Остров любящей женщины | страница 22



У отца была другая семья, в которой для Катьки не было места. Отец рвался меж двух огней — между Катькой и женой. Ночная кукушка перекуковала дневную, тем более что дневная была мала и не куковала вовсе.

Катьку отдали бабушке — отцовой матери, которая вдруг полюбила девочку больше всего на свете. И началась у Катьки хорошая жизнь. Не сказать, что очень богатая, но и не нищая. Отец покупал ей красивые платья и игрушки. Катька все это принимала, благодарила, но не любила. Наверно, потому, что знала, что каждая вещь, подаренная ей отцом, оплакана его женой или куплена им тайно, чтоб супруга не умирала от ревности и злости.

Бабушка научила Катьку всему на свете: печь пироги, варить студень и борщ, шить платья и юбки, вязать носки и кофточки. Она без устали вкладывала в нее знания житейские. Катька знала все, что нужно знать хорошей хозяйке.

Бабушка характера была сурового и сына своего — батьку Катькиного — не одобряла за то, что он «дите на бабу променял», и отвадила его от дома своего. А он, похоже, и рад был этому: дама с фаэтону — и волки сыты. К тому же жена его в качестве упрочения семьи быстро произвела на свет друг за другом двух пацанов, которых Катеринин папаша полюбил куда больше дочки, выросшей без его участия.

— Пусть спасибо скажет, что из детского дома ты ее вытащил! — любила повторять ему супруга, довольная тем, что муж охладел к девочке.

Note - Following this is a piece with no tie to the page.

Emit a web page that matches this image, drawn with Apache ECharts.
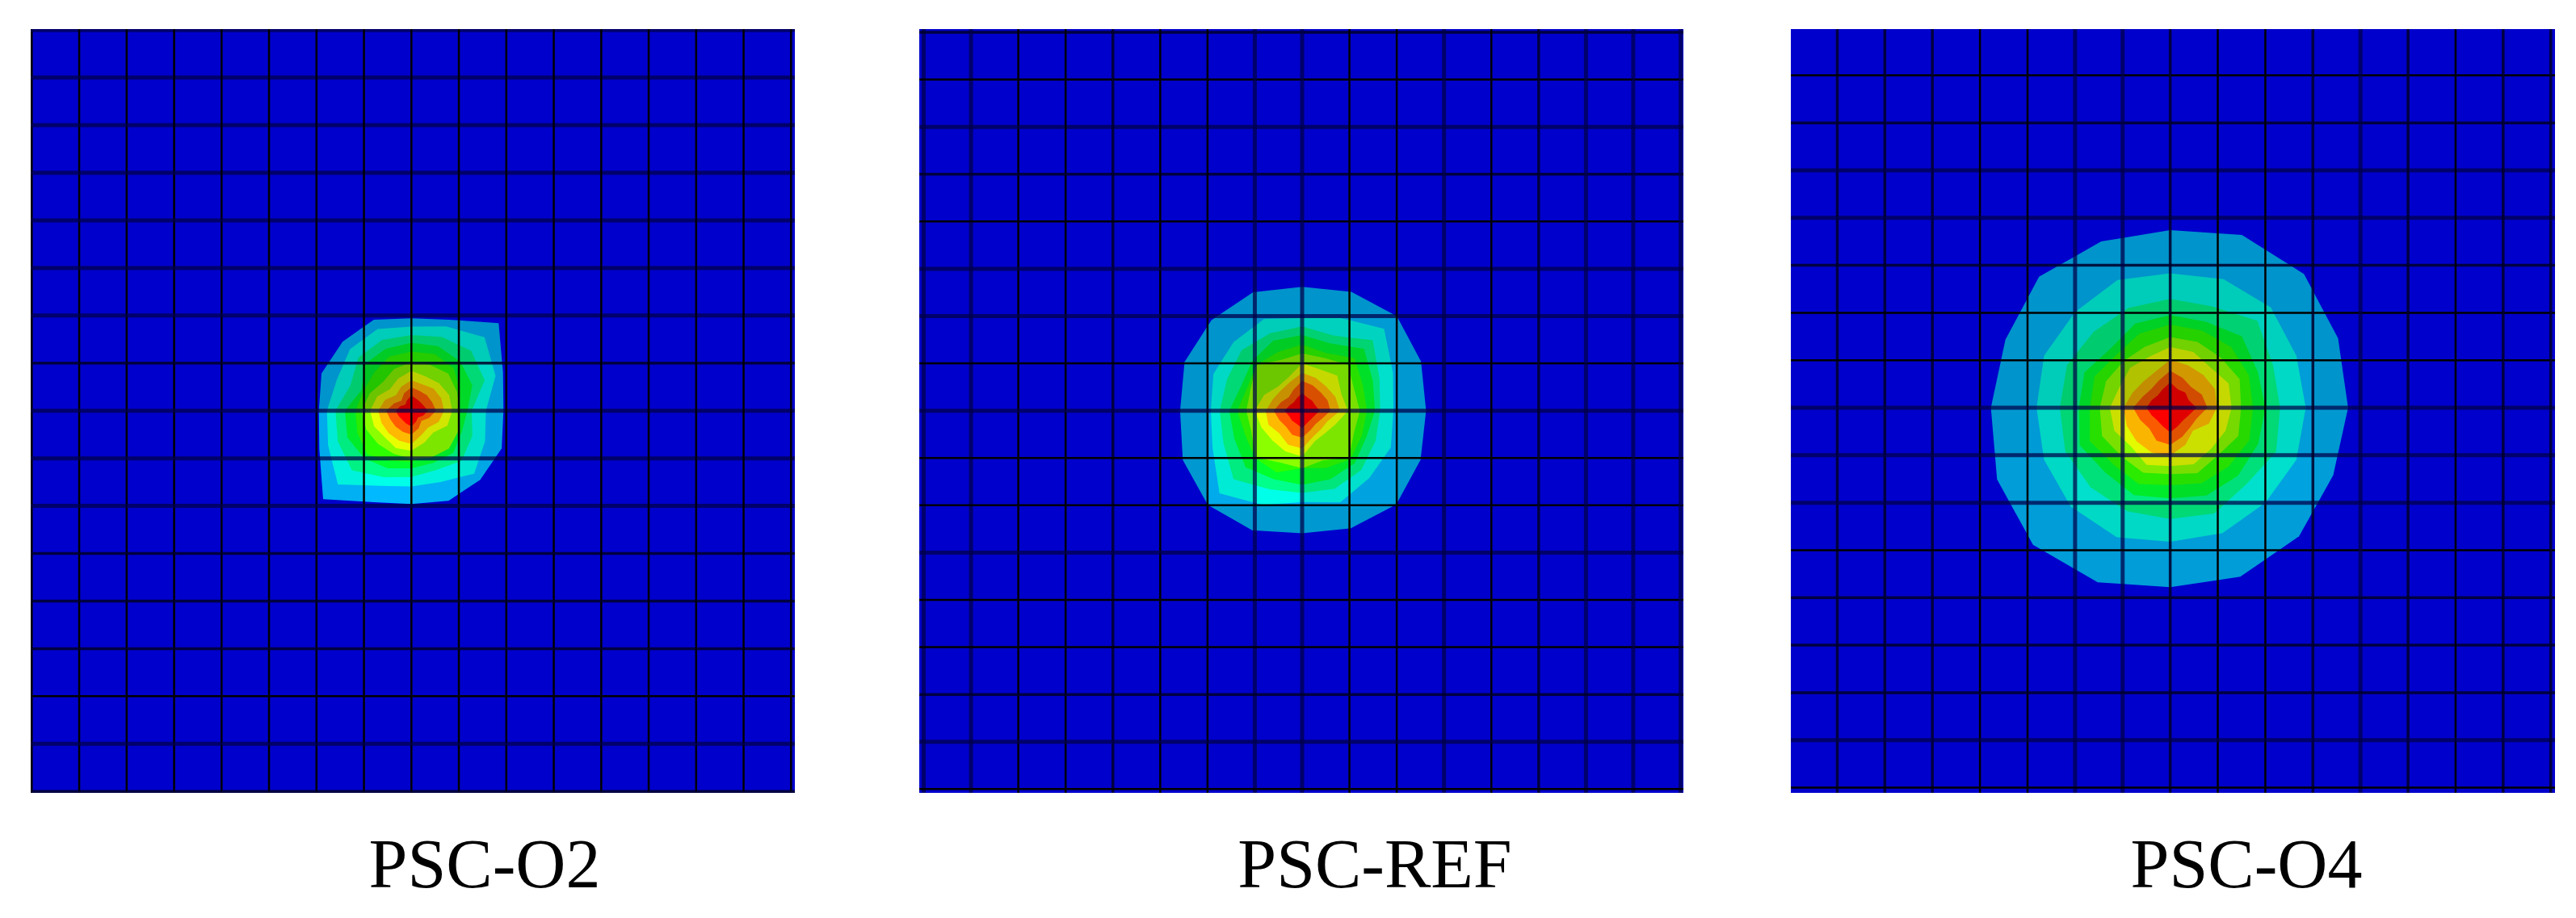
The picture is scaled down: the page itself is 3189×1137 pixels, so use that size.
<!DOCTYPE html>
<html>
<head>
<meta charset="utf-8">
<title>PSC contour plots</title>
<script src="https://cdn.jsdelivr.net/npm/echarts@6/dist/echarts.min.js"></script>
<style>
  html, body { margin: 0; padding: 0; background: #fff; }
  #chart { width: 3189px; height: 1137px; }
</style>
</head>
<body>
<div id="chart"></div>
<script>
// specimen names
const labels = ["PSC-O2", "PSC-REF", "PSC-O4"];

// contour band colours, outermost to peak (lit at full brightness)
const bandColors = ["#00b9ff", "#00ffe8", "#00ff8b", "#00ff2e", "#2eff00", "#8bff00", "#e8ff00", "#ffb900", "#ff5d00", "#ff0000"];

// band outlines: distance from the load point in mesh cells, read along 16 directions
// order: E ENE NE NNE N NNW NW WNW W WSW SW SSW S SSE SE ESE
const radiiO2 = [
  [1.94, 2.09, 2.60, 2.07, 1.94, 2.07, 2.05, 2.05, 1.95, 2.10, 2.63, 2.08, 1.96, 2.05, 2.05, 2.06],
  [1.57, 1.92, 2.18, 1.92, 1.77, 1.86, 1.83, 1.70, 1.78, 1.90, 2.19, 1.71, 1.59, 1.62, 1.87, 1.68],
  [1.27, 1.67, 1.78, 1.68, 1.59, 1.61, 1.58, 1.39, 1.60, 1.68, 1.77, 1.51, 1.39, 1.35, 1.49, 1.39],
  [1.18, 1.39, 1.46, 1.47, 1.43, 1.41, 1.39, 1.14, 1.40, 1.46, 1.41, 1.31, 1.21, 1.19, 1.25, 1.15],
  [1.00, 1.11, 1.26, 1.29, 1.24, 1.23, 1.12, 1.09, 1.18, 1.23, 1.31, 1.14, 1.07, 0.99, 1.08, 1.00],
  [1.02, 1.04, 1.10, 1.04, 1.02, 0.95, 0.85, 0.95, 1.05, 1.03, 0.99, 0.98, 1.01, 1.07, 1.12, 1.08],
  [0.86, 0.86, 0.82, 0.78, 0.84, 0.73, 0.64, 0.78, 0.87, 0.85, 0.79, 0.85, 0.84, 0.72, 0.65, 0.82],
  [0.69, 0.68, 0.66, 0.60, 0.64, 0.55, 0.46, 0.60, 0.70, 0.68, 0.67, 0.68, 0.70, 0.55, 0.50, 0.62],
  [0.52, 0.47, 0.46, 0.45, 0.49, 0.40, 0.30, 0.40, 0.53, 0.48, 0.47, 0.48, 0.50, 0.40, 0.30, 0.40],
  [0.35, 0.28, 0.26, 0.27, 0.32, 0.24, 0.18, 0.25, 0.33, 0.29, 0.27, 0.29, 0.33, 0.25, 0.20, 0.27]
];
const radiiRef = [
  [2.62, 2.72, 2.83, 2.72, 2.62, 2.71, 2.71, 2.69, 2.58, 2.73, 2.82, 2.74, 2.59, 2.69, 2.81, 2.71],
  [1.93, 2.08, 2.45, 2.12, 1.96, 2.10, 2.05, 2.03, 1.93, 2.05, 2.47, 2.16, 1.93, 2.10, 2.01, 2.03],
  [1.65, 1.77, 2.11, 1.72, 1.78, 1.77, 1.81, 1.72, 1.74, 1.80, 2.05, 1.80, 1.74, 1.79, 1.77, 1.68],
  [1.54, 1.62, 1.85, 1.54, 1.60, 1.60, 1.49, 1.39, 1.54, 1.55, 1.69, 1.57, 1.57, 1.57, 1.57, 1.47],
  [1.37, 1.39, 1.57, 1.32, 1.40, 1.34, 1.37, 1.26, 1.37, 1.31, 1.41, 1.41, 1.22, 1.31, 1.45, 1.37],
  [1.22, 1.19, 1.37, 1.21, 1.21, 1.16, 1.37, 1.18, 1.18, 1.16, 1.40, 1.19, 1.22, 1.14, 1.40, 1.19],
  [0.97, 0.90, 1.05, 0.95, 1.00, 0.76, 0.72, 0.87, 1.00, 0.93, 0.89, 0.93, 0.97, 0.70, 0.68, 0.76],
  [0.80, 0.76, 0.72, 0.75, 0.80, 0.66, 0.62, 0.66, 0.77, 0.77, 0.68, 0.78, 0.80, 0.60, 0.56, 0.58],
  [0.60, 0.58, 0.55, 0.58, 0.63, 0.48, 0.40, 0.48, 0.60, 0.52, 0.48, 0.55, 0.57, 0.45, 0.40, 0.45],
  [0.37, 0.30, 0.30, 0.30, 0.37, 0.29, 0.25, 0.29, 0.37, 0.30, 0.30, 0.30, 0.37, 0.28, 0.26, 0.28]
];
const radiiO4 = [
  [3.74, 3.82, 3.98, 3.94, 3.74, 3.79, 3.90, 3.75, 3.77, 3.94, 4.08, 3.98, 3.78, 3.85, 3.83, 3.71],
  [2.85, 2.87, 2.99, 2.93, 2.83, 2.91, 2.84, 2.87, 2.81, 2.87, 2.95, 2.95, 2.82, 2.86, 2.83, 2.87],
  [2.31, 2.34, 2.59, 2.31, 2.29, 2.28, 2.27, 2.35, 2.32, 2.39, 2.37, 2.36, 2.34, 2.41, 2.27, 2.41],
  [2.00, 1.99, 2.13, 1.96, 1.95, 1.92, 1.77, 1.95, 1.92, 2.06, 1.93, 1.99, 1.91, 2.00, 2.02, 2.00],
  [1.74, 1.79, 1.81, 1.76, 1.75, 1.69, 1.59, 1.72, 1.69, 1.83, 1.69, 1.74, 1.63, 1.72, 1.74, 1.80],
  [1.49, 1.58, 1.50, 1.50, 1.49, 1.39, 1.39, 1.46, 1.48, 1.55, 1.45, 1.48, 1.40, 1.49, 1.42, 1.55],
  [1.29, 1.33, 1.20, 1.27, 1.28, 1.16, 1.19, 1.15, 1.27, 1.27, 1.16, 1.30, 1.23, 1.29, 1.22, 1.26],
  [0.98, 1.02, 0.98, 0.97, 1.01, 0.82, 0.79, 0.85, 0.98, 0.99, 1.00, 1.02, 1.01, 0.84, 0.68, 0.88],
  [0.78, 0.72, 0.62, 0.68, 0.78, 0.62, 0.56, 0.62, 0.78, 0.68, 0.62, 0.75, 0.78, 0.66, 0.59, 0.60],
  [0.55, 0.42, 0.45, 0.42, 0.53, 0.42, 0.37, 0.42, 0.50, 0.42, 0.38, 0.42, 0.52, 0.42, 0.38, 0.42]
];

// element brightness (surface lighting), central block of the mesh, rows top to bottom
const shadeO2 = [
  [0.80, 0.80, 0.80, 0.80],
  [0.80, 0.77, 0.82, 0.85],
  [0.92, 1.00, 0.90, 0.88],
  [0.95, 1.00, 0.95, 0.90]
];
const shadeRef = [
  [0.80, 0.80, 0.80, 0.80, 0.80, 0.80],
  [0.80, 0.80, 0.80, 0.82, 0.83, 0.80],
  [0.80, 0.85, 0.78, 0.85, 0.88, 0.82],
  [0.82, 0.92, 1.00, 0.90, 0.88, 0.82],
  [0.82, 0.92, 1.00, 0.90, 0.88, 0.82],
  [0.82, 0.82, 0.82, 0.82, 0.82, 0.82]
];
const shadeO4 = [
  [0.80, 0.80, 0.80, 0.80, 0.80, 0.80, 0.80, 0.80],
  [0.80, 0.80, 0.80, 0.80, 0.80, 0.80, 0.80, 0.80],
  [0.80, 0.80, 0.80, 0.82, 0.82, 0.82, 0.82, 0.80],
  [0.80, 0.80, 0.83, 0.76, 0.82, 0.85, 0.85, 0.80],
  [0.82, 0.84, 0.88, 0.98, 0.88, 0.85, 0.85, 0.82],
  [0.85, 0.85, 0.88, 0.92, 0.87, 0.88, 0.88, 0.85],
  [0.85, 0.85, 0.85, 0.85, 0.85, 0.85, 0.85, 0.85],
  [0.85, 0.85, 0.85, 0.85, 0.85, 0.85, 0.85, 0.85]
];

const meshCells = 16;
const sheetBlue = "#0000cc";

// line looks for the mesh, as seen after the figure was resampled
const lineLooks = [
  { color: "#000000", width: 2.5 },
  { color: "rgba(0,0,40,0.85)", width: 3.5 },
  { color: "rgba(0,0,70,0.72)", width: 5 }
];

// layout of each panel: grid is the blue sheet, axis ranges place the mesh on it
const panels = [
  {
    radii: radiiO2, shade: shadeO2,
    grid: { left: 38, top: 36, width: 946, height: 946 },
    xRange: [-0.022, 16.08], yRange: [-0.02, 16.03],
    labelX: 595,
    xLook: [0, 0, 0, 0, 0, 0, 0, 0, 0, 0, 0, 0, 0, 0, 0, 0, 0],
    yLook: [2, 2, 2, 2, 2, 2, 2, 1, 2, 2, 2, 1, 1, 1, 0, 2, 1]
  },
  {
    radii: radiiRef, shade: shadeRef,
    grid: { left: 1138, top: 36, width: 946, height: 946 },
    xRange: [-0.094, 16.06], yRange: [-0.068, 16.08],
    labelX: 1697,
    xLook: [2, 2, 0, 0, 1, 0, 0, 2, 2, 0, 0, 2, 0, 1, 2, 2, 2],
    yLook: [1, 0, 2, 1, 0, 2, 2, 0, 2, 0, 0, 2, 0, 0, 1, 2, 0]
  },
  {
    radii: radiiO4, shade: shadeO4,
    grid: { left: 2217, top: 36, width: 946, height: 946 },
    xRange: [0.024, 16.09], yRange: [0.025, 16.11],
    labelX: 2776,
    xLook: [1, 1, 1, 1, 0, 0, 2, 2, 1, 0, 0, 1, 2, 1, 0, 1, 1],
    yLook: [1, 0, 1, 2, 2, 1, 0, 0, 2, 2, 2, 0, 1, 1, 1, 2, 0]
  }
];

// 16 outline directions turned into mesh coordinates around the centre node
function outline(radii) {
  return radii.map((r, k) => {
    const a = (k * Math.PI) / 8;
    return [meshCells / 2 + r * Math.cos(a), meshCells / 2 - r * Math.sin(a)];
  });
}

// clip a polygon to one mesh cell (Sutherland-Hodgman)
function clipToCell(poly, col, row) {
  const edges = [
    [0, col, 1], [0, col + 1, -1],
    [1, row, 1], [1, row + 1, -1]
  ];
  let out = poly;
  edges.forEach(([axis, lim, sign]) => {
    const input = out;
    out = [];
    input.forEach((p, i) => {
      const q = input[(i + 1) % input.length];
      const pIn = (p[axis] - lim) * sign >= 0;
      const qIn = (q[axis] - lim) * sign >= 0;
      if (pIn) out.push(p);
      if (pIn !== qIn) {
        const t = (lim - p[axis]) / (q[axis] - p[axis]);
        out.push([p[0] + t * (q[0] - p[0]), p[1] + t * (q[1] - p[1])]);
      }
    });
  });
  return out;
}

function shadeColor(hex, b) {
  const n = parseInt(hex.slice(1), 16);
  const ch = [(n >> 16) & 255, (n >> 8) & 255, n & 255].map(v => Math.round(v * b));
  return "rgb(" + ch.join(",") + ")";
}

function cellBrightness(shade, col, row) {
  const start = meshCells / 2 - shade.length / 2;
  const line = shade[row - start];
  if (!line) return 0.8;
  const v = line[col - start];
  return v === undefined ? 0.8 : v;
}

// one piece per band per cell, so every element keeps its own lighting
function bandSeries(panel, idx) {
  const outlines = panel.radii.map(outline);
  const pieces = [];
  outlines.forEach((poly, band) => {
    for (let row = 0; row < meshCells; row++) {
      for (let col = 0; col < meshCells; col++) {
        if (clipToCell(poly, col, row).length > 2) pieces.push([col, row, band]);
      }
    }
  });
  return {
    type: "custom",
    xAxisIndex: idx,
    yAxisIndex: idx,
    silent: true,
    animation: false,
    z: 2,
    data: pieces,
    renderItem: (params, api) => {
      const col = api.value(0), row = api.value(1), band = api.value(2);
      const pts = clipToCell(outlines[band], col, row).map(p => api.coord(p));
      return {
        type: "polygon",
        shape: { points: pts },
        style: {
          fill: shadeColor(bandColors[band], cellBrightness(panel.shade, col, row)),
          stroke: null
        }
      };
    }
  };
}

function meshSeries(panel, idx) {
  const lines = [];
  for (let i = 0; i <= meshCells; i++) {
    lines.push([0, i]);
    lines.push([1, i]);
  }
  return {
    type: "custom",
    xAxisIndex: idx,
    yAxisIndex: idx,
    silent: true,
    animation: false,
    clip: true,
    z: 3,
    data: lines,
    renderItem: (params, api) => {
      const dir = api.value(0), i = api.value(1);
      const range = dir === 0 ? panel.xRange : panel.yRange;
      if (i < range[0] || i > range[1]) return null;
      const a = dir === 0 ? api.coord([i, panel.yRange[0]]) : api.coord([panel.xRange[0], i]);
      const b = dir === 0 ? api.coord([i, panel.yRange[1]]) : api.coord([panel.xRange[1], i]);
      const look = lineLooks[(dir === 0 ? panel.xLook : panel.yLook)[i]];
      return {
        type: "line",
        shape: { x1: a[0], y1: a[1], x2: b[0], y2: b[1] },
        style: { stroke: look.color, lineWidth: look.width }
      };
    }
  };
}

const myChart = echarts.init(document.getElementById("chart"));
myChart.setOption({
  backgroundColor: "#ffffff",
  animation: false,
  title: panels.map((p, i) => ({
    text: labels[i],
    left: p.labelX,
    top: 1028,
    textAlign: "center",
    textStyle: { fontFamily: "Liberation Serif", fontSize: 86, fontWeight: "normal", color: "#000" }
  })),
  grid: panels.map(p => ({
    ...p.grid,
    show: true,
    backgroundColor: sheetBlue,
    borderWidth: 0
  })),
  xAxis: panels.map((p, i) => ({
    type: "value", gridIndex: i, show: false, min: p.xRange[0], max: p.xRange[1]
  })),
  yAxis: panels.map((p, i) => ({
    type: "value", gridIndex: i, show: false, inverse: true, min: p.yRange[0], max: p.yRange[1]
  })),
  series: panels.flatMap((p, i) => [bandSeries(p, i), meshSeries(p, i)])
});

window.addEventListener("resize", () => {
  myChart.resize();
});
</script>
</body>
</html>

Так связь эта родственная незаметно усохла, как ветка сухого дерева сломалась. Обиженный на мать, Сергей Савченко на похороны пришел, но был как чужой. С Катей лишь двумя словами перекинулся, мол, как жизнь? «Нормально», — ответила она. Не склеился разговор. Поэтому и в голове у Катерины осталось, что в последний путь своего самого близкого человека она провожала одна. Собравшиеся на поминки немногочисленные знакомые бабы Шуры вспоминали ее добрым словом, обещали Катьку не забывать, говорили ей — «обращайся, ежели что — поможем!» Она согласно кивала, хотя знала, что ни к кому ни с чем не пойдет. Она рано стала взрослой. И если ее не сломал, как куклу, пьяный дядя Коля, то сейчас сломать ее было невозможно.

— Ау?! Ты где? — Леха Васильев помахал у нее перед носом, выводя Катю из состояния глубокой задумчивости. — Что случилось?

— Ничего, так, свое вспомнилось.

Катя встала из-за стола, чтобы отнести в раковину грязные тарелки. Он перехватил ее по дороге, отнял посуду, подтолкнул в сторону комнаты:

— Иди поваляйся, не надо тебе сейчас бродить. Как моя мама говорила: болезнь любит постель.